After full rollout, pull criterion-level scores for the trained cohort at 30, 60, and 90 days post-training. Compare against the pre-training baseline and against a control group of agents who did not receive the training during the same period. A training program that improved criterion scores by 10 points at 30 days but showed regression to baseline by 90 days indicates a retention problem, not a training design problem. A program that shows no improvement at 30 days indicates a design problem.
Common mistake: Measuring overall scorecard average instead of the specific criterion the training targeted. If training addressed objection handling, measure objection handling criterion scores. Overall averages dilute the signal. A 2-point gain in overall scorecard average could reflect a 15-point gain on the trained criterion offset by drift in others.
According to a Brandon Hall Group training effectiveness study, organizations that measure training against behavioral performance outcomes rather than completion rates report 3 times higher confidence in training ROI. Criterion-level score tracking after training is the contact center version of that measurement discipline.
FAQ
How to improve QA in a call center?
Improve call center QA by moving from sampled manual review to automated 100 percent coverage, then using criterion-level score data to identify specific agent behaviors driving quality failures. Training redesign based on aggregate criterion patterns addresses systemic gaps. Individual agent coaching addresses performance outliers. Treating both problems with the same intervention wastes training resources on agents who do not have the gap.
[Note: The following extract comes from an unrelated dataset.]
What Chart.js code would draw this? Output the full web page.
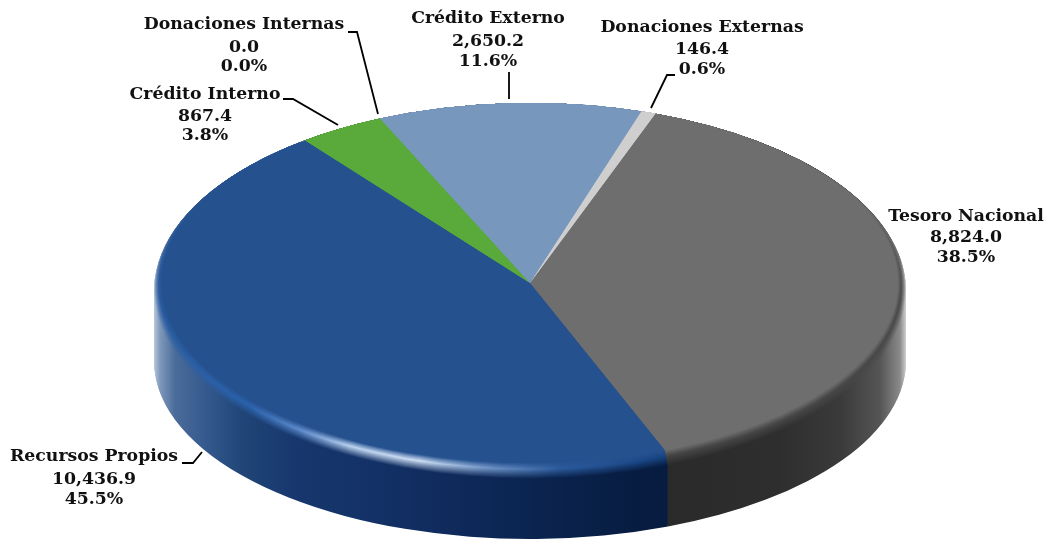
<!DOCTYPE html>
<html>
<head>
<meta charset="utf-8">
<script src="https://cdn.jsdelivr.net/npm/chart.js@4"></script>
<style>
    body { margin: 0; background: #fff; }
    canvas { display: block; }
</style>
</head>
<body>
<canvas id="pie" width="1048" height="539"></canvas>
<script>
const categories = ['Tesoro Nacional', 'Recursos Propios', 'Crédito Interno', 'Donaciones Internas', 'Crédito Externo', 'Donaciones Externas'];
const values = [8824.0, 10436.9, 867.4, 0.0, 2650.2, 146.4];
const percents = [38.5, 45.5, 3.8, 0.0, 11.6, 0.6];
const colors = ['#6e6e6e', '#26518f', '#5aaa3b', '#8fb9d8', '#7897bd', '#cfcfcf'];

// where the labels and leader lines go
const labelPlace = [
    { x: 966, y: [217, 238, 258] },
    { x: 94, y: [457, 480, 500] },
    { x: 205, y: [95, 117, 136] },
    { x: 244, y: [25, 48, 67] },
    { x: 488, y: [19, 42, 62] },
    { x: 702, y: [28, 50, 70] }
];
const leaders = [
    [[182, 463], [193, 463], [202, 452]],
    [[283, 99], [293, 99], [338, 125]],
    [[348, 32], [357, 32], [378, 114]],
    [[509, 72], [509, 99]],
    [[675, 75], [667, 75], [651, 108]]
];

// the ellipses of the tilted pie: flat face, edge of the bevel, foot of the wall
const flat = { cy: 283, rx: 368, ry: 180 };
const edge = { cy: 291, rx: 376, ry: 188 };
const foot = { cy: 361, rx: 376, ry: 178 };
const CX = 530;
const RIM_AT = 0.4;

// horizontal shading, [page x, colour]
const wallShade = {
    0: [[667, '#2a2a2a'], [780, '#2e2e2e'], [840, '#3a3a3a'], [880, '#555555'], [900, '#8a8a8a'], [906, '#cfcfcf']],
    1: [[154, '#b8c8dc'], [160, '#7f98bb'], [175, '#4a6c9b'], [215, '#2f5488'], [240, '#214677'], [300, '#16366d'], [400, '#122f63'], [530, '#0b2450'], [640, '#071c40'], [667, '#061c40']]
};
const rimShade = {
    0: [[667, '#444444'], [906, '#484848']],
    1: [[154, '#2a5c9f'], [250, '#2a63ad'], [300, '#5e8ccc'], [350, '#bcd3ef'], [420, '#cfe0f4'], [490, '#6f94c6'], [560, '#2b5b9c'], [667, '#164280']]
};

function hex(c) {
    return [1, 3, 5].map(i => parseInt(c.substr(i, 2), 16));
}

function mix(a, b, t) {
    const p = hex(a), q = hex(b);
    return 'rgb(' + p.map((v, i) => Math.round(v + (q[i] - v) * t)).join(',') + ')';
}

function toHex(rgb) {
    const n = rgb.match(/\d+/g).map(Number);
    return '#' + n.map(v => v.toString(16).padStart(2, '0')).join('');
}

function shadeAt(list, x) {
    if (x <= list[0][0]) return list[0][1];
    for (let i = 1; i < list.length; i++) {
        if (x <= list[i][0]) {
            const t = (x - list[i - 1][0]) / (list[i][0] - list[i - 1][0]);
            return toHex(mix(list[i - 1][1], list[i][1], t));
        }
    }
    return list[list.length - 1][1];
}

function layerFill(ctx, arc, index, e, t) {
    const base = colors[index];
    const dark = toHex(mix(base, '#000000', 0.5));
    const soft = toHex(mix(base, '#000000', 0.2));
    const wall = wallShade[index] || [[154, dark], [906, dark]];
    const rim = rimShade[index] || [[154, soft], [906, soft]];
    const xs = [...new Set(wall.concat(rim).map(s => s[0]))].sort((a, b) => a - b);
    // gradient runs in the arc's own space, so undo the ellipse scale for the page x
    const scale = arc.outerRadius / e.rx;
    const grad = ctx.createLinearGradient(arc.x + (154 - CX) * scale, 0, arc.x + (906 - CX) * scale, 0);
    xs.forEach(x => {
        const f = (x - 154) / 752;
        let col;
        if (t < RIM_AT) col = mix(base, shadeAt(rim, x), t / RIM_AT);
        else col = mix(shadeAt(rim, x), shadeAt(wall, x), (t - RIM_AT) / (1 - RIM_AT));
        grad.addColorStop(f, col);
    });
    return grad;
}

function applyEllipse(ctx, arc, e) {
    const sx = e.rx / arc.outerRadius, sy = e.ry / arc.outerRadius;
    ctx.translate(CX, e.cy);
    ctx.scale(sx, sy);
    ctx.translate(-arc.x, -arc.y);
}

function drawLayer(chart, ctx, e, t) {
    chart.getDatasetMeta(0).data.forEach((arc, i) => {
        const ghost = Object.create(arc);
        ghost.options = Object.assign({}, arc.options, { backgroundColor: layerFill(ctx, arc, i, e, t), borderWidth: 0 });
        ctx.save();
        applyEllipse(ctx, arc, e);
        ghost.draw(ctx);
        ctx.restore();
    });
}

function lerpEllipse(a, b, t) {
    return { cy: a.cy + (b.cy - a.cy) * t, rx: a.rx + (b.rx - a.rx) * t, ry: a.ry + (b.ry - a.ry) * t };
}

// the bevel does not show along the back of the pie: cover it with the face colours, fading out downwards
function coverBack(chart) {
    const tmp = document.createElement('canvas');
    tmp.width = chart.width;
    tmp.height = chart.height;
    const tctx = tmp.getContext('2d');
    const e = lerpEllipse(flat, edge, 0.9);
    drawLayer(chart, tctx, e, 0);
    const fade = tctx.createLinearGradient(0, 190, 0, 300);
    fade.addColorStop(0, 'rgba(0,0,0,1)');
    fade.addColorStop(1, 'rgba(0,0,0,0)');
    tctx.globalCompositeOperation = 'destination-in';
    tctx.fillStyle = fade;
    tctx.fillRect(0, 0, tmp.width, tmp.height);
    chart.ctx.drawImage(tmp, 0, 0);
}

const tiltPlugin = {
    id: 'tilt',
    beforeDatasetsDraw(chart) {
        const wallSteps = 70, bevelSteps = 30;
        for (let k = wallSteps; k >= 0; k--) {
            drawLayer(chart, chart.ctx, lerpEllipse(edge, foot, k / wallSteps), 1);
        }
        for (let k = bevelSteps; k > 0; k--) {
            const t = k / bevelSteps;
            drawLayer(chart, chart.ctx, lerpEllipse(flat, edge, t), t);
        }
        coverBack(chart);
        const arc = chart.getDatasetMeta(0).data[0];
        chart.ctx.save();
        applyEllipse(chart.ctx, arc, flat);
    },
    afterDatasetsDraw(chart) {
        const ctx = chart.ctx;
        ctx.restore();

        ctx.strokeStyle = '#000';
        ctx.lineWidth = 1.8;
        leaders.forEach(pts => {
            ctx.beginPath();
            pts.forEach((p, i) => i ? ctx.lineTo(p[0], p[1]) : ctx.moveTo(p[0], p[1]));
            ctx.stroke();
        });

        ctx.fillStyle = '#111';
        ctx.font = 'bold 17.3px "DejaVu Serif"';
        ctx.textAlign = 'center';
        ctx.textBaseline = 'middle';
        categories.forEach((name, i) => {
            const place = labelPlace[i];
            const amount = values[i].toLocaleString('en-US', { minimumFractionDigits: 1, maximumFractionDigits: 1 });
            ctx.fillText(name, place.x, place.y[0]);
            ctx.fillText(amount, place.x, place.y[1]);
            ctx.fillText(percents[i].toFixed(1) + '%', place.x, place.y[2]);
        });
    }
};

new Chart(document.getElementById('pie'), {
    type: 'pie',
    data: {
        labels: categories,
        datasets: [{
            data: values,
            backgroundColor: colors,
            borderWidth: 0
        }]
    },
    options: {
        responsive: false,
        animation: false,
        rotation: 19.9,
        plugins: {
            legend: { display: false },
            tooltip: { enabled: false }
        }
    },
    plugins: [tiltPlugin]
});
</script>
</body>
</html>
How to ensure training is effective?
The most reliable method is pre-test and post-test criterion scoring on actual calls. Score the target behavior before training, run the program, then score the same behavior on post-training calls for the same agents. A 10-point or greater criterion-level gain is the threshold for effectiveness. Completion rates, knowledge tests, and learner satisfaction surveys do not measure whether behavior changed on real customer calls.